• **Data extract**:
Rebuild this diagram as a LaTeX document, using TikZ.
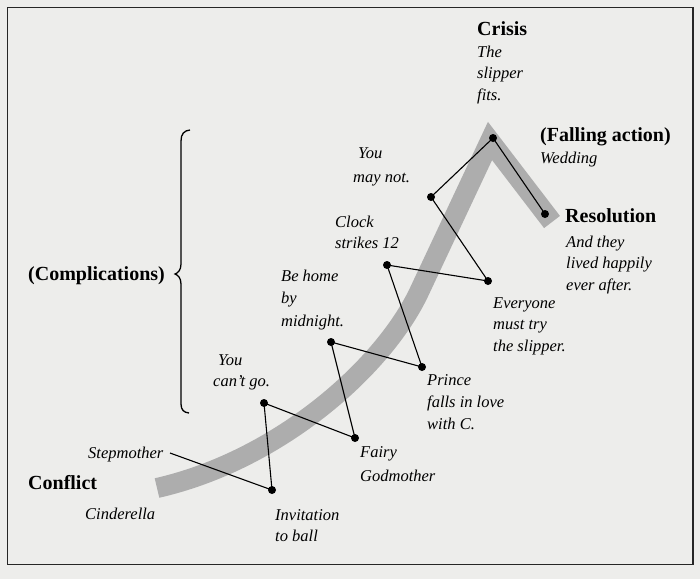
\documentclass[tikz,border=0pt]{standalone}
\usepackage{fontspec}
\setmainfont{Liberation Serif}
\newcommand{\mlines}[1]{\begin{tabular}[t]{@{}l@{}}#1\end{tabular}}
\definecolor{paper}{HTML}{EDEDEB}
\definecolor{band}{HTML}{ADADAD}
\begin{document}
\begin{tikzpicture}[x=1pt,y=-1pt,
  boldlab/.style={anchor=base west,inner sep=0pt,font=\fontsize{20}{22}\selectfont\bfseries},
  itlab/.style={anchor=base west,inner sep=0pt,font=\fontsize{16.5}{21.5}\selectfont\itshape},
  dot/.style={circle,fill=black,inner sep=0pt,minimum size=8pt},
  link/.style={draw=black,line width=1.1pt},
  bracepath/.style={draw=black,line width=1.3pt},
  arc band/.style={draw=band,line width=20pt,line join=miter,miter limit=10,line cap=butt}]
\useasboundingbox (0,0) rectangle (700,579);
\fill[paper] (0,0) rectangle (700,579);
\draw[black!85,line width=1.6pt] (7.5,7.5) rectangle (693,564.5);
% plot band
\draw[arc band] (157,488) .. controls (280,460) and (385,366) .. (420,290) -- (490,141) -- (552,222);
% brace
\draw[bracepath] (190,130) .. controls (184,130.5) and (181,134) .. (181,141) -- (181,264)
  .. controls (181,270) and (178,273) .. (175,274) .. controls (178,275) and (181,278) .. (181,284)
  -- (181,404) .. controls (181,410) and (184,412.5) .. (189,413);
% dots
\node[dot] (inv) at (272,490) {};
\node[dot] (cant) at (264,403) {};
\node[dot] (fairy) at (355,438) {};
\node[dot] (behome) at (331,342) {};
\node[dot] (prince) at (422,367) {};
\node[dot] (clock) at (387,265) {};
\node[dot] (every) at (488,281) {};
\node[dot] (maynot) at (431,197) {};
\node[dot] (crisis) at (493,138) {};
\node[dot] (resol) at (545,214) {};
\coordinate (stepend) at (170,453);
% connectors
\draw[link] (stepend) -- (inv.center);
\draw[link] (inv.center) -- (cant.center) -- (fairy.center) -- (behome.center) -- (prince.center)
  -- (clock.center) -- (every.center) -- (maynot.center) -- (crisis.center) -- (resol.center);
% labels
\node[boldlab] (tcrisis) at (477,35) {Crisis};
\node[itlab] (tslipper) at (477,57) {\mlines{The\\slipper\\fits.}};
\node[boldlab] (tfall) at (540,141) {(Falling action)};
\node[itlab] (twed) at (540,163) {Wedding};
\node[boldlab] (tres) at (565,222) {Resolution};
\node[itlab] (tlived) at (566,247) {\mlines{And they\\lived happily\\ever after.}};
\node[itlab] (tmaynot) at (353,158) {\mlines{\hspace{5pt}You\\[2.5pt]may not.}};
\node[itlab] (tclock) at (335,227) {\mlines{Clock\\strikes 12}};
\node[boldlab] (tcompl) at (28,280) {(Complications)};
\node[itlab] (tbehome) at (281,281) {\mlines{Be home\\[0.5pt]by\\[1.5pt]midnight.}};
\node[itlab] (tcant) at (213,365) {\mlines{\hspace{5pt}You\\can't go.}};
\node[itlab] (tstep) at (88,458) {Stepmother};
\node[boldlab] (tconf) at (28,489) {Conflict};
\node[itlab] (tcind) at (85,519) {Cinderella};
\node[itlab] (tinv) at (275,520) {\mlines{Invitation\\to ball}};
\node[itlab] (tfairy) at (360,457) {\mlines{Fairy\\[3pt]Godmother}};
\node[itlab] (tprince) at (427,385) {\mlines{Prince\\[1pt]falls in love\\with C.}};
\node[itlab] (tevery) at (493,308) {\mlines{Everyone\\must try\\the slipper.}};
\end{tikzpicture}
\end{document}
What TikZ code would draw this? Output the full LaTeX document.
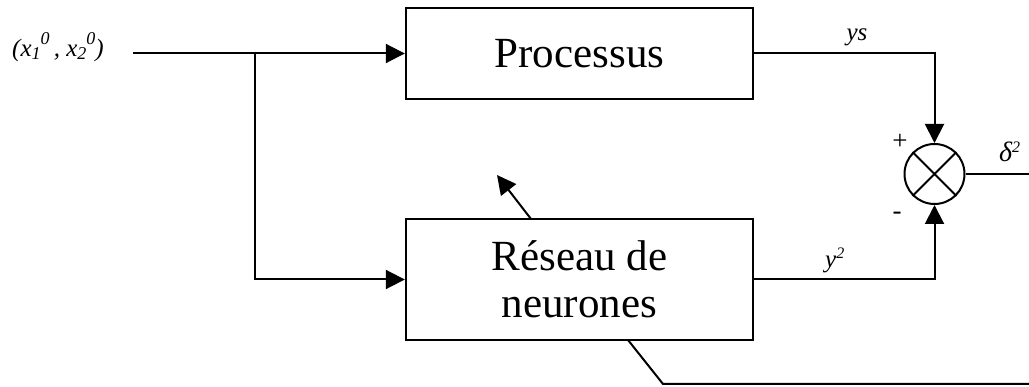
\documentclass[tikz,border=0pt]{standalone}
\usepackage{fontspec}
\setmainfont{Liberation Serif}
\usetikzlibrary{arrows.meta}
\newcommand{\mysup}[1]{\raisebox{12pt}{\fontsize{18}{18}\selectfont #1}}
\newcommand{\mysub}[1]{\raisebox{-3pt}{\fontsize{18}{18}\selectfont #1}}
\newcommand{\smsup}[1]{\raisebox{9pt}{\fontsize{16}{16}\selectfont #1}}
\begin{document}
\begin{tikzpicture}[x=1pt,y=-1pt,
  blk/.style={draw,line width=2.4pt,rectangle,minimum width=347pt,inner sep=0pt,align=center,font=\fontsize{43}{47}\selectfont},
  sumnode/.style={draw,line width=2pt,circle,minimum size=60pt,inner sep=0pt},
  wire/.style={line width=2pt},
  arr/.style={wire,-{Triangle[length=19pt,width=19pt]}},
  lbl/.style={font=\fontsize{25}{27}\selectfont\itshape,inner sep=0pt},
  sgn/.style={font=\fontsize{27}{29}\selectfont,inner sep=0pt}]
\useasboundingbox (0,0) rectangle (1029,387);
\node[blk,minimum height=91pt] (proc) at (579.5,53.5) {Processus};
\node[blk,minimum height=121pt] (res) at (579.5,279.5) {Réseau de\\neurones};
\node[sumnode] (sum) at (934.5,174) {};
\draw[line width=2pt] (sum.north west) -- (sum.south east) (sum.north east) -- (sum.south west);
\coordinate (in) at (133,53.5);
\coordinate (br) at (255,53.5);
\coordinate (dout) at (1029,174);
\coordinate (fb1) at (628,340);
\coordinate (fb2) at (663,384);
\coordinate (fbend) at (1029,384);
\coordinate (ad1) at (531,219);
\coordinate (ad2) at (497,175);
\draw[arr] (in) -- (proc.west);
\draw[arr] (br) |- (res.west);
\draw[arr] (proc.east) -| (sum.north);
\draw[arr] (res.east) -| (sum.south);
\draw[wire] (sum.east) -- (dout);
\draw[wire] (fb1) -- (fb2) -- (fbend);
\draw[arr] (ad1) -- (ad2);
\node[lbl,anchor=base west] (lin) at (12,57) {(x\mysub{1}\mysup{0}\,, x\mysub{2}\mysup{0})};
\node[lbl,anchor=base] (lys) at (857,41) {ys};
\node[lbl,anchor=base west] (ly2) at (825,268) {y\smsup{2}};
\node[lbl,anchor=base west] (ld) at (999,162) {\fontsize{28}{30}\selectfont δ\smsup{2}};
\node[sgn] (lp) at (900,142) {+};
\node[sgn] (lm) at (897,216) {-};
\end{tikzpicture}
\end{document}
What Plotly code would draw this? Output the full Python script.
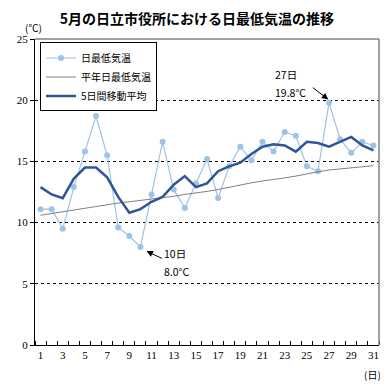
import plotly.graph_objects as go

days = list(range(1, 32))
daily_min = [11.1, 11.1, 9.5, 12.9, 15.8, 18.7, 15.5, 9.6, 8.9, 8.0, 12.3, 16.6, 12.7, 11.2, 13.2,
             15.2, 12.0, 14.6, 16.2, 15.1, 16.6, 15.8, 17.4, 17.1, 14.6, 14.2, 19.8, 16.8, 15.7, 16.6, 16.3]
normal_min = [10.6, 10.75, 10.9, 11.05, 11.2, 11.35, 11.5, 11.6, 11.7, 11.8, 11.9, 12.0, 12.15, 12.3, 12.4,
              12.55, 12.7, 12.9, 13.1, 13.25, 13.4, 13.5, 13.65, 13.8, 14.0, 14.15, 14.3, 14.4, 14.45, 14.55, 14.65]
moving_avg = [12.9, 12.3, 12.0, 13.6, 14.5, 14.5, 13.7, 12.1, 10.8, 11.1, 11.7, 12.1, 13.1, 13.8, 12.9,
              13.2, 14.2, 14.6, 14.9, 15.6, 16.2, 16.4, 16.3, 15.8, 16.6, 16.5, 16.2, 16.6, 17.0, 16.3, 15.9]
xtick_vals = list(range(1, 32, 2))
ytick_vals = [0, 5, 10, 15, 20, 25]

jp = "Noto Sans CJK JP"
serif = "Liberation Serif"

# page body has an 8px default margin; figure is sized to fit the 388x390 window
W, H = 380, 382
ML, MR, MT, MB = 25, 9, 30.5, 45
PW = W - ML - MR
PH = H - MT - MB

fig = go.Figure()
fig.add_trace(go.Scatter(x=days, y=daily_min, name="日最低気温", mode="lines+markers",
                         line=dict(color="#9DC3E6", width=1.2),
                         marker=dict(color="#9DC3E6", size=6)))
fig.add_trace(go.Scatter(x=days, y=normal_min, name="平年日最低気温", mode="lines",
                         line=dict(color="#808080", width=1)))
fig.add_trace(go.Scatter(x=days, y=moving_avg, name="5日間移動平均", mode="lines",
                         line=dict(color="#2F5597", width=2.5)))

fig.update_layout(
    width=W, height=H,
    margin=dict(l=ML, r=MR, t=MT, b=MB, pad=0),
    paper_bgcolor="white", plot_bgcolor="white",
    showlegend=True,
    title=dict(text="<b>5月の日立市役所における日最低気温の推移</b>",
               x=(197 - 8) / W, xanchor="center", y=1 - (19 - 8) / H, yanchor="middle",
               font=dict(family=jp, size=14, color="black")),
    legend=dict(x=(38 - 33) / PW, y=1 - (42 - 38.5) / PH, xanchor="left", yanchor="top",
                bgcolor="white", bordercolor="black", borderwidth=1,
                font=dict(family=jp, size=10, color="black"),
                itemwidth=30, tracegroupgap=0),
    font=dict(family=jp, color="black"),
)

fig.update_xaxes(range=[0.5, 31.5], tickmode="array", tickvals=xtick_vals,
                 ticks="", showgrid=False, zeroline=False,
                 showline=True, linecolor="black", linewidth=1,
                 tickfont=dict(family=serif, size=11, color="black"),
                 minor=dict(tick0=0.5, dtick=1, ticks="inside", ticklen=4,
                            tickcolor="black", showgrid=False))
fig.update_yaxes(range=[0, 25], tickmode="array", tickvals=ytick_vals,
                 ticks="outside", ticklen=4, tickcolor="black",
                 showgrid=True, gridcolor="black", griddash="dot", gridwidth=1,
                 zeroline=False, showline=True, linecolor="black", linewidth=1,
                 tickfont=dict(family=serif, size=11, color="black"))

# gray top/right frame
fig.add_shape(type="line", xref="paper", yref="paper", x0=0, x1=1, y0=1, y1=1,
              line=dict(color="#808080", width=1.5))
fig.add_shape(type="line", xref="paper", yref="paper", x0=1, x1=1, y0=0, y1=1,
              line=dict(color="#808080", width=1.5))

fig.add_annotation(text="(℃)", xref="paper", yref="paper", x=(31 - 33) / PW, y=(345 - 27) / PH,
                   xanchor="center", yanchor="middle",
                   showarrow=False, font=dict(family=jp, size=10))
fig.add_annotation(text="(日)", xref="paper", yref="paper", x=(372 - 33) / PW, y=(345 - 375) / PH,
                   xanchor="center", yanchor="middle",
                   showarrow=False, font=dict(family=jp, size=10))

fig.add_annotation(text="27日", x=23.08, y=22.1, showarrow=False, font=dict(family=jp, size=10.5))
fig.add_annotation(text="19.8°C", x=23.53, y=20.64, showarrow=False, font=dict(family=jp, size=10.5))
fig.add_annotation(text="", x=26.93, y=20.06, ax=-17, ay=-13, showarrow=True,
                   arrowhead=2, arrowsize=1.3, arrowwidth=1, arrowcolor="black", standoff=0)
fig.add_annotation(text="10日", x=13.13, y=7.5, showarrow=False, font=dict(family=jp, size=10.5))
fig.add_annotation(text="8.0°C", x=13.22, y=6.04, showarrow=False, font=dict(family=jp, size=10.5))
fig.add_annotation(text="", x=10.54, y=7.67, ax=17, ay=8, showarrow=True,
                   arrowhead=2, arrowsize=1.3, arrowwidth=1, arrowcolor="black", standoff=0)

fig.write_html("out.html")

• **Requirement**:
The lines to print start at the line containing "What Plotly code" and end at the line containing "import plotly.graph_objects as go"; print them exactly, both ends included, and leave out every picture.

• **Answer to the problem**:
What Plotly code would draw this? Output the full Python script.
import plotly.graph_objects as go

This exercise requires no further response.